[Start Supplied information]

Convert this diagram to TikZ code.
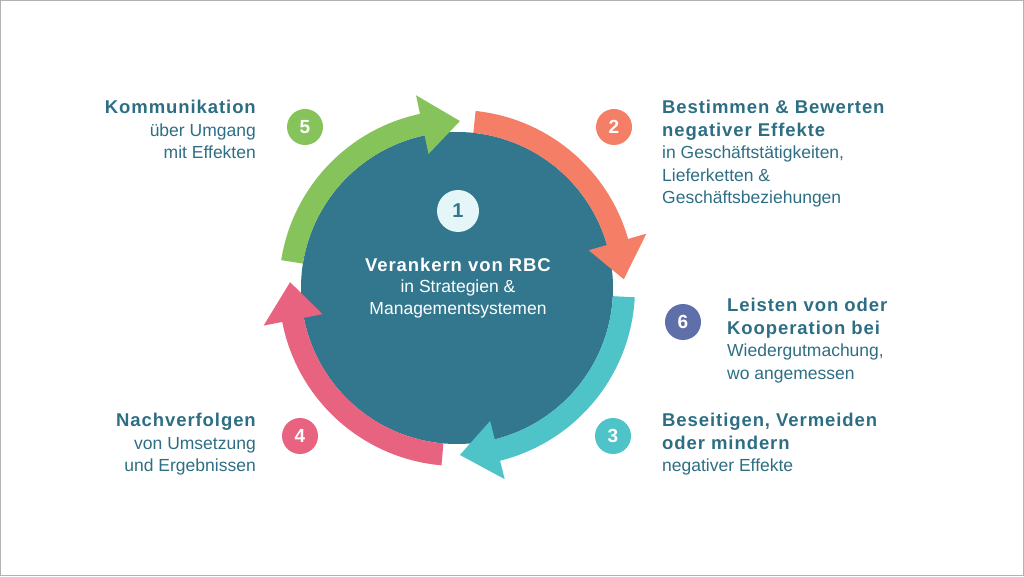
\documentclass[tikz,border=0pt]{standalone}
\usepackage{fontspec}
\setmainfont{Liberation Sans}
\newcommand{\hd}[1]{{\bfseries\fontsize{18.5}{22.5}\selectfont\addfontfeatures{LetterSpace=5}#1}}
\definecolor{cgreen}{HTML}{86C35A}
\definecolor{corange}{HTML}{F47E66}
\definecolor{cteal}{HTML}{4EC3C8}
\definecolor{cpink}{HTML}{E8637F}
\definecolor{ccore}{HTML}{32778E}
\definecolor{cpurple}{HTML}{5E6FAA}
\definecolor{ctext}{HTML}{2D6E84}
\begin{document}
\begin{tikzpicture}[x=1pt,y=1pt,
  num/.style={circle,minimum size=36pt,inner sep=0pt,text=white,font=\fontsize{19}{19}\selectfont\bfseries},
  rtxt/.style={anchor=north west,align=left,text=ctext,inner sep=0pt,font=\fontsize{17.5}{22.5}\selectfont},
  ltxt/.style={anchor=north east,align=right,text=ctext,inner sep=0pt,font=\fontsize{17.5}{22.5}\selectfont}]
\useasboundingbox (0,0) rectangle (1024,576);
\draw[gray!60] (0.5,0.5) rectangle (1023.5,575.5);
\coordinate (c) at (457,288);
\node[circle,fill=ccore,minimum size=312pt,inner sep=0pt] (core) at (c) {};
\newcommand{\arrowseg}[3]{%
 \fill[#3,shift={(c)}] (#1:178) arc[start angle=#1,end angle=#2+13,radius=178]
  -- (#2+13:197) -- (#2:167) -- (#2+13:137) -- (#2+13:156)
  arc[start angle=#2+13,end angle=#1,radius=156] -- cycle;}
\arrowseg{171}{89}{cgreen}
\arrowseg{84}{3}{corange}
\arrowseg{-3}{-89}{cteal}
\arrowseg{-95}{-182}{cpink}
\node[circle,fill=white!85!cteal,minimum size=42pt,inner sep=0pt,text=ccore,font=\fontsize{20}{20}\selectfont\bfseries] (n1) at (458,365) {1};
\node[align=center,text=white,font=\fontsize{17.5}{21.5}\selectfont] (t1) at (458,288) {\hd{Verankern von RBC}\\in Strategien \&\\Managementsystemen};
\node[num,fill=cgreen] (n5) at (305,449) {5};
\node[num,fill=corange] (n2) at (614,449) {2};
\node[num,fill=cpurple] (n6) at (683,254) {6};
\node[num,fill=cteal] (n3) at (613,140) {3};
\node[num,fill=cpink] (n4) at (300,140) {4};
\node[rtxt] (t2) at (662,476) {\hd{Bestimmen \& Bewerten}\\\hd{negativer Effekte}\\in Geschäftstätigkeiten,\\Lieferketten \&\\Geschäftsbeziehungen};
\node[rtxt] (t6) at (727,278) {\hd{Leisten von oder}\\\hd{Kooperation bei}\\Wiedergutmachung,\\wo angemessen};
\node[rtxt] (t3) at (662,163) {\hd{Beseitigen, Vermeiden}\\\hd{oder mindern}\\negativer Effekte};
\node[ltxt] (t5) at (256,476) {\hd{Kommunikation}\\über Umgang\\mit Effekten};
\node[ltxt] (t4) at (256,163) {\hd{Nachverfolgen}\\von Umsetzung\\und Ergebnissen};
\end{tikzpicture}
\end{document}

[End Supplied information]

#### [Exercise details]
Repeat the listing above exactly, with no pictures.

#### [Exercise result]
Convert this diagram to TikZ code.
\documentclass[tikz,border=0pt]{standalone}
\usepackage{fontspec}
\setmainfont{Liberation Sans}
\newcommand{\hd}[1]{{\bfseries\fontsize{18.5}{22.5}\selectfont\addfontfeatures{LetterSpace=5}#1}}
\definecolor{cgreen}{HTML}{86C35A}
\definecolor{corange}{HTML}{F47E66}
\definecolor{cteal}{HTML}{4EC3C8}
\definecolor{cpink}{HTML}{E8637F}
\definecolor{ccore}{HTML}{32778E}
\definecolor{cpurple}{HTML}{5E6FAA}
\definecolor{ctext}{HTML}{2D6E84}
\begin{document}
\begin{tikzpicture}[x=1pt,y=1pt,
  num/.style={circle,minimum size=36pt,inner sep=0pt,text=white,font=\fontsize{19}{19}\selectfont\bfseries},
  rtxt/.style={anchor=north west,align=left,text=ctext,inner sep=0pt,font=\fontsize{17.5}{22.5}\selectfont},
  ltxt/.style={anchor=north east,align=right,text=ctext,inner sep=0pt,font=\fontsize{17.5}{22.5}\selectfont}]
\useasboundingbox (0,0) rectangle (1024,576);
\draw[gray!60] (0.5,0.5) rectangle (1023.5,575.5);
\coordinate (c) at (457,288);
\node[circle,fill=ccore,minimum size=312pt,inner sep=0pt] (core) at (c) {};
\newcommand{\arrowseg}[3]{%
 \fill[#3,shift={(c)}] (#1:178) arc[start angle=#1,end angle=#2+13,radius=178]
  -- (#2+13:197) -- (#2:167) -- (#2+13:137) -- (#2+13:156)
  arc[start angle=#2+13,end angle=#1,radius=156] -- cycle;}
\arrowseg{171}{89}{cgreen}
\arrowseg{84}{3}{corange}
\arrowseg{-3}{-89}{cteal}
\arrowseg{-95}{-182}{cpink}
\node[circle,fill=white!85!cteal,minimum size=42pt,inner sep=0pt,text=ccore,font=\fontsize{20}{20}\selectfont\bfseries] (n1) at (458,365) {1};
\node[align=center,text=white,font=\fontsize{17.5}{21.5}\selectfont] (t1) at (458,288) {\hd{Verankern von RBC}\\in Strategien \&\\Managementsystemen};
\node[num,fill=cgreen] (n5) at (305,449) {5};
\node[num,fill=corange] (n2) at (614,449) {2};
\node[num,fill=cpurple] (n6) at (683,254) {6};
\node[num,fill=cteal] (n3) at (613,140) {3};
\node[num,fill=cpink] (n4) at (300,140) {4};
\node[rtxt] (t2) at (662,476) {\hd{Bestimmen \& Bewerten}\\\hd{negativer Effekte}\\in Geschäftstätigkeiten,\\Lieferketten \&\\Geschäftsbeziehungen};
\node[rtxt] (t6) at (727,278) {\hd{Leisten von oder}\\\hd{Kooperation bei}\\Wiedergutmachung,\\wo angemessen};
\node[rtxt] (t3) at (662,163) {\hd{Beseitigen, Vermeiden}\\\hd{oder mindern}\\negativer Effekte};
\node[ltxt] (t5) at (256,476) {\hd{Kommunikation}\\über Umgang\\mit Effekten};
\node[ltxt] (t4) at (256,163) {\hd{Nachverfolgen}\\von Umsetzung\\und Ergebnissen};
\end{tikzpicture}
\end{document}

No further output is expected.